これには、統一的記述を与えることの正当性に関する問題と、そもそも法則の内部からその法則を記述できるのかという問題が存在する
正当性については、
内部観測の問題については、ガウスの驚異の定理をはじめ、人類はそのような観測においても有効な手段をよく知っている。
勘違いしてた頃の文章廃棄場
近代のいわゆる「科学の危機」以前の完成された科学はティコ・ブラーエによる観測とヨハネス・ケプラーによる精密な計算から得られた天文学・古典力学によるものだった(=ケプラーの法則) ケプラーの法則によって星の運行を司る天上の法則は完全に記述された。

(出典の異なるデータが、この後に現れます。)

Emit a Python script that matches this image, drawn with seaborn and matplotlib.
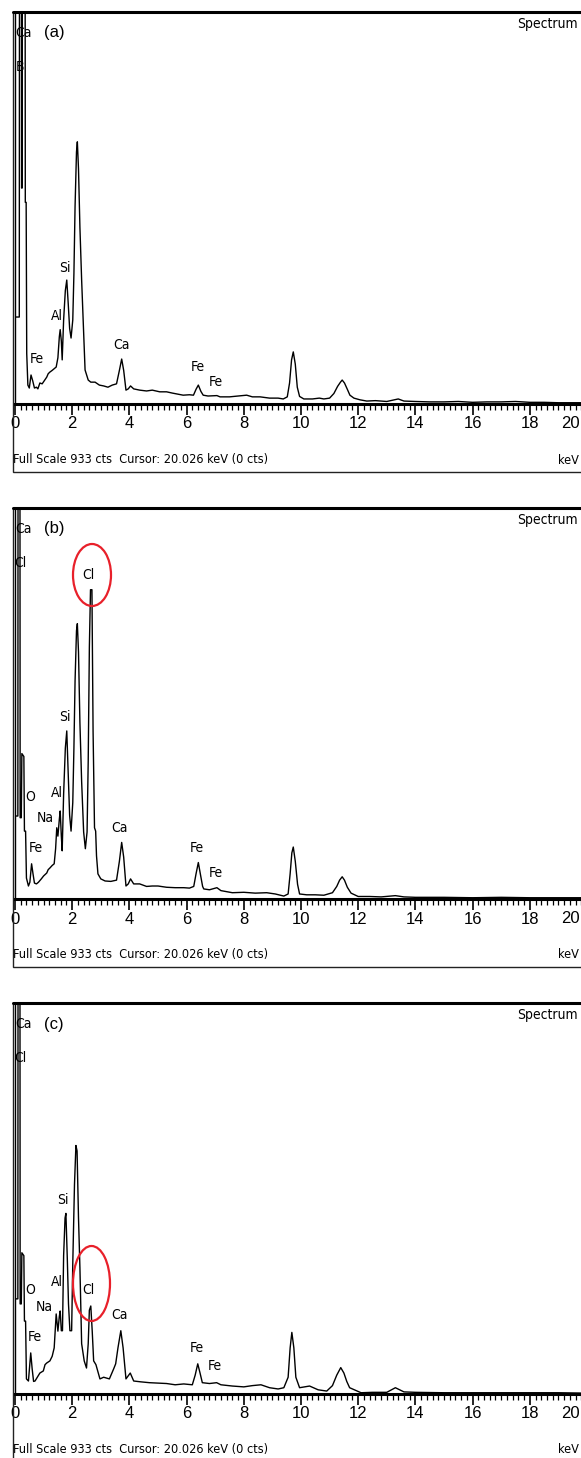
import matplotlib
matplotlib.use("Agg")
import matplotlib.pyplot as plt
import matplotlib.font_manager as fm
from matplotlib.font_manager import FontProperties
from matplotlib.patches import Rectangle, Ellipse
from matplotlib.lines import Line2D
from matplotlib.transforms import Affine2D
from matplotlib.ticker import MultipleLocator
import pandas as pd
import seaborn as sns

# ---------------- data ----------------
energy_a = [0.00, 0.15, 0.16, 0.22, 0.23, 0.25, 0.26, 0.35, 0.36, 0.39, 0.41, 0.45, 0.50, 0.56, 0.62,
            0.68, 0.75, 0.80, 0.87, 0.95, 1.02, 1.11, 1.16, 1.22, 1.30, 1.37, 1.44, 1.50, 1.55, 1.58,
            1.62, 1.65, 1.70, 1.76, 1.81, 1.86, 1.91, 1.96, 2.02, 2.06, 2.10, 2.15, 2.18, 2.22, 2.27,
            2.33, 2.40, 2.45, 2.56, 2.65, 2.80, 2.95, 3.10, 3.25, 3.40, 3.55, 3.65, 3.73, 3.80, 3.88,
            3.96, 4.04, 4.15, 4.36, 4.60, 4.80, 5.06, 5.30, 5.50, 5.88, 6.10, 6.24, 6.33, 6.41, 6.50,
            6.58, 6.75, 7.06, 7.17, 7.50, 7.80, 8.10, 8.30, 8.57, 8.90, 9.20, 9.38, 9.52, 9.60, 9.67,
            9.73, 9.80, 9.87, 9.95, 10.10, 10.40, 10.64, 10.80, 11.00, 11.15, 11.28, 11.38, 11.44, 11.52,
            11.62, 11.71, 11.85, 12.06, 12.30, 12.60, 13.00, 13.40, 13.60, 14.00, 14.50, 15.00, 15.50,
            16.00, 16.50, 17.00, 17.50, 18.00, 18.50, 19.00, 19.50, 20.00]
counts_a = [207, 207, 1500, 1500, 514, 514, 1500, 1500, 480, 480, 120, 45, 38, 69, 55,
            38, 40, 36, 50, 48, 55, 64, 72, 76, 80, 84, 88, 110, 160, 177,
            150, 105, 200, 270, 295, 240, 180, 157, 200, 310, 470, 600, 624, 560, 420,
            295, 170, 81, 57, 52, 52, 45, 43, 40, 45, 48, 80, 107, 80, 33,
            36, 43, 36, 33, 31, 33, 29, 29, 26, 21, 22, 21, 35, 45, 30,
            21, 19, 20, 17, 17, 19, 21, 17, 17, 14, 14, 12, 17, 50, 105,
            124, 95, 40, 18, 12, 12, 14, 12, 14, 25, 42, 52, 57, 50,
            35, 21, 14, 10, 7, 8, 6, 12, 7, 6, 5, 5, 6,
            4, 5, 5, 6, 4, 4, 3, 3, 3]

energy_b = [0.00, 0.10, 0.11, 0.17, 0.18, 0.22, 0.24, 0.31, 0.33, 0.37, 0.40, 0.47, 0.52, 0.58, 0.63,
            0.68, 0.75, 0.82, 0.92, 1.00, 1.11, 1.16, 1.22, 1.30, 1.37, 1.42, 1.46, 1.50, 1.55, 1.58,
            1.62, 1.65, 1.70, 1.76, 1.81, 1.86, 1.91, 1.96, 2.02, 2.06, 2.10, 2.15, 2.18, 2.22, 2.27,
            2.33, 2.40, 2.46, 2.52, 2.56, 2.60, 2.64, 2.69, 2.73, 2.78, 2.82, 2.85, 2.90, 3.00, 3.15,
            3.35, 3.55, 3.65, 3.73, 3.80, 3.88, 3.96, 4.04, 4.15, 4.36, 4.60, 4.80, 5.00, 5.30, 5.60,
            5.90, 6.10, 6.25, 6.33, 6.41, 6.48, 6.56, 6.60, 6.80, 7.06, 7.20, 7.60, 8.00, 8.40, 8.80,
            9.10, 9.40, 9.55, 9.62, 9.68, 9.73, 9.80, 9.88, 9.95, 10.20, 10.50, 10.80, 11.10, 11.25,
            11.35, 11.44, 11.52, 11.62, 11.75, 12.00, 12.40, 12.80, 13.30, 13.60, 14.00, 15.00, 16.00,
            17.00, 18.00, 19.00, 20.00]
counts_b = [198, 198, 1500, 1500, 194, 194, 347, 340, 162, 162, 50, 31, 40, 84, 60,
            38, 36, 40, 48, 55, 62, 70, 74, 80, 84, 120, 170, 150, 190, 210,
            150, 115, 250, 360, 401, 300, 200, 162, 230, 360, 520, 640, 657, 590, 420,
            280, 160, 120, 160, 330, 600, 738, 738, 400, 170, 162, 103, 60, 48, 43,
            42, 45, 90, 135, 100, 31, 36, 48, 36, 36, 30, 31, 31, 28, 27,
            27, 26, 30, 60, 87, 60, 30, 24, 22, 27, 20, 15, 16, 14, 15,
            12, 7, 12, 60, 110, 124, 90, 35, 12, 10, 10, 9, 15, 30,
            45, 53, 45, 28, 14, 6, 6, 5, 8, 5, 4, 4, 3,
            4, 3, 3, 3]

energy_c = [0.00, 0.10, 0.11, 0.17, 0.18, 0.22, 0.24, 0.31, 0.33, 0.37, 0.40, 0.47, 0.55, 0.60, 0.65,
            0.70, 0.78, 0.87, 0.99, 1.05, 1.11, 1.22, 1.30, 1.37, 1.44, 1.50, 1.55, 1.58, 1.62, 1.66,
            1.70, 1.75, 1.78, 1.83, 1.87, 1.92, 1.98, 2.02, 2.08, 2.13, 2.17, 2.22, 2.27, 2.33, 2.42,
            2.50, 2.56, 2.60, 2.65, 2.70, 2.75, 2.83, 2.97, 3.10, 3.30, 3.45, 3.52, 3.60, 3.70, 3.78,
            3.88, 4.03, 4.15, 4.40, 4.70, 5.00, 5.30, 5.60, 5.90, 6.20, 6.30, 6.39, 6.47, 6.55, 6.80,
            7.05, 7.20, 7.60, 8.00, 8.30, 8.60, 8.90, 9.20, 9.40, 9.55, 9.62, 9.68, 9.75, 9.82, 9.95,
            10.30, 10.60, 10.90, 11.10, 11.25, 11.39, 11.50, 11.60, 11.70, 12.10, 12.50, 13.00, 13.30,
            13.60, 14.00, 15.00, 16.00, 17.00, 18.00, 19.00, 20.00]
counts_c = [227, 227, 1500, 1500, 215, 215, 337, 330, 174, 174, 36, 31, 98, 60, 30,
            31, 40, 50, 55, 70, 74, 79, 90, 110, 191, 150, 185, 198, 151, 151,
            330, 420, 431, 320, 215, 151, 151, 311, 500, 593, 580, 421, 301, 120, 79,
            62, 120, 200, 210, 150, 79, 70, 36, 40, 36, 60, 72, 110, 151, 110,
            36, 50, 31, 29, 27, 26, 25, 22, 24, 22, 45, 72, 50, 27, 25,
            27, 22, 19, 17, 20, 22, 15, 12, 15, 40, 110, 147, 110, 40, 15,
            19, 10, 7, 20, 45, 63, 50, 30, 15, 3, 4, 4, 15,
            5, 4, 3, 3, 3, 3, 3, 2]

tick_values = [0, 2, 4, 6, 8, 10, 12, 14, 16, 18, 20]
panel_tags = ["(a)", "(b)", "(c)"]
corner_labels = [["Ca", "B"], ["Ca", "Cl"], ["Ca", "Cl"]]
footer_text = "Full Scale 933 cts  Cursor: 20.026 keV (0 cts)"

# peak labels (text, x px, y offset px from panel top)
peak_labels = [
    [("Si", 65, 256), ("Al", 57, 304), ("Fe", 37, 347), ("Ca", 121, 333), ("Fe", 198, 355), ("Fe", 216, 370)],
    [("Cl", 88, 67), ("Si", 65, 209), ("O", 30, 289), ("Al", 57, 285), ("Na", 45, 310), ("Fe", 36, 340),
     ("Ca", 120, 320), ("Fe", 197, 340), ("Fe", 216, 365)],
    [("Si", 63, 197), ("O", 30, 287), ("Al", 57, 279), ("Na", 44, 304), ("Fe", 35, 334), ("Cl", 88, 287),
     ("Ca", 119, 312), ("Fe", 197, 345), ("Fe", 215, 363)],
]
# red circles (center x, center y offset from top, width, height) px
circles = [None, (92, 67, 38, 62), (91.5, 280.5, 37, 75)]

# ---------------- fonts ----------------
W, H = 581, 1458
sns.set_theme(style="ticks")
plt.rcParams["font.family"] = ["Liberation Sans", "DejaVu Sans"]

narrow_file = None
prefs = ["liberationsansnarrow-regular", "liberationsans-narrow", "dejavusanscondensed.ttf",
         "robotocondensed-regular", "opensans_condensed-regular", "opensanscondensed"]
files = [f.fname for f in fm.fontManager.ttflist]
for p in prefs:
    for fn in files:
        if p in fn.lower().replace(" ", "").replace("_", "") or p in fn.lower():
            narrow_file = fn
            break
    if narrow_file:
        break
if narrow_file is None:
    for f in fm.fontManager.ttflist:
        low = (f.name + f.fname).lower()
        if ("narrow" in low or "condensed" in low) and "bold" not in low and "italic" not in low \
                and "oblique" not in low and "light" not in low:
            narrow_file = f.fname
            break

if narrow_file is not None:
    NP = lambda size: FontProperties(fname=narrow_file, size=size)
    LAB, FOOT = 10, 9.1
else:
    NP = lambda size: FontProperties(family="DejaVu Sans", size=size)
    LAB, FOOT = 9, 8.2

# ---------------- layout ----------------
fig = plt.figure(figsize=(W / 100, H / 100), dpi=100)
fig.patch.set_facecolor("white")
pxT = Affine2D().scale(1.0 / W, -1.0 / H).translate(0, 1) + fig.transFigure

tops = [12, 508, 1003]
axis_ys = [404, 899, 1394]
frame_bottoms = [472, 967, 1463]
datasets = [(energy_a, counts_a), (energy_b, counts_b), (energy_c, counts_c)]

x0_px, x20_px = 15, 587

for i in range(3):
    top, ay, fb = tops[i], axis_ys[i], frame_bottoms[i]
    fig.add_artist(Rectangle((13, top), 700, fb - top, transform=pxT, fill=False,
                             ec="#222222", lw=1.0))
    fig.add_artist(Line2D([13, 700], [top, top], transform=pxT, color="black", lw=2.2))

    ax = fig.add_axes([x0_px / W, 1 - ay / H, (x20_px - x0_px) / W, (ay - top) / H])
    ax.set_facecolor("none")
    e, c = datasets[i]
    df = pd.DataFrame({"keV": e, "cts": c})
    sns.lineplot(data=df, x="keV", y="cts", ax=ax, color="black", lw=1.0,
                 estimator=None, sort=False)
    ax.set_xlim(0, 20)
    ax.set_ylim(0, 933)
    ax.set_xlabel("")
    ax.set_ylabel("")
    ax.set_yticks([])
    for s in ["top", "right"]:
        ax.spines[s].set_visible(False)
    ax.spines["left"].set_linewidth(1.0)
    ax.spines["left"].set_color("black")
    ax.spines["bottom"].set_linewidth(2.2)
    ax.spines["bottom"].set_color("black")
    ax.set_xticks(tick_values)
    # last label (20) sits at the figure edge: drawn separately so it stays inside
    ax.set_xticklabels([str(t) for t in tick_values[:-1]] + [""])
    ax.xaxis.set_minor_locator(MultipleLocator(0.2))
    ax.tick_params(axis="x", which="major", direction="out", length=8, width=1.2,
                   labelsize=12, pad=1, color="black", labelcolor="black")
    ax.tick_params(axis="x", which="minor", direction="out", length=4, width=0.9, color="black")
    fig.text(580, ay + 20, str(tick_values[-1]), transform=pxT, fontsize=12, ha="right",
             va="center", color="black")

    fig.text(54, top + 21, panel_tags[i], transform=pxT, fontsize=12, ha="center", va="center",
             color="black")
    fig.text(23, top + 21, corner_labels[i][0], transform=pxT, fontproperties=NP(LAB),
             ha="center", va="center", color="black")
    fig.text(20, top + 55, corner_labels[i][1], transform=pxT, fontproperties=NP(LAB),
             ha="center", va="center", color="black")
    fig.text(578, top + 12, "Spectrum", transform=pxT, fontproperties=NP(LAB),
             ha="right", va="center", color="black")
    fig.text(13, ay + 56, footer_text, transform=pxT, fontproperties=NP(FOOT),
             ha="left", va="center", color="black")
    fig.text(579, ay + 56, "keV", transform=pxT, fontproperties=NP(FOOT),
             ha="right", va="center", color="black")
    for (t, x, yo) in peak_labels[i]:
        fig.text(x, top + yo, t, transform=pxT, fontproperties=NP(LAB),
                 ha="center", va="center", color="black")
    if circles[i] is not None:
        cx, cyo, w, h = circles[i]
        fig.add_artist(Ellipse((cx, top + cyo), w, h, transform=pxT, fill=False,
                               ec="#e8202a", lw=1.6))

fig.savefig("out.png", dpi=100, facecolor="white")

一方、地球上の諸物体の運動を司る地上の法則はガリレイによって記述された。これらを万有引力の法則によって統一したのがニュートンであった。
天上の法則と地上の法則が同一の法則によって記述されることによって、古典力学は完成にいたり、以降物理学者たちはこの完全な古典力学の数学的整備(=解析力学)と適用範囲の拡張(=気体分子運動論および熱力学)を行うことになる。
人は、天上の法則を調べることを通じて地上と天上とが同一の法則で記述されることに気づいた。すなわち、われわれの外部である宇宙を探ることによって、われわれの内面を知るに至った。
では、逆に、われわれの内面を知ることでわれわれの外部である宇宙を探ることも出来るのではないか、というのがこの作品のSF的主張。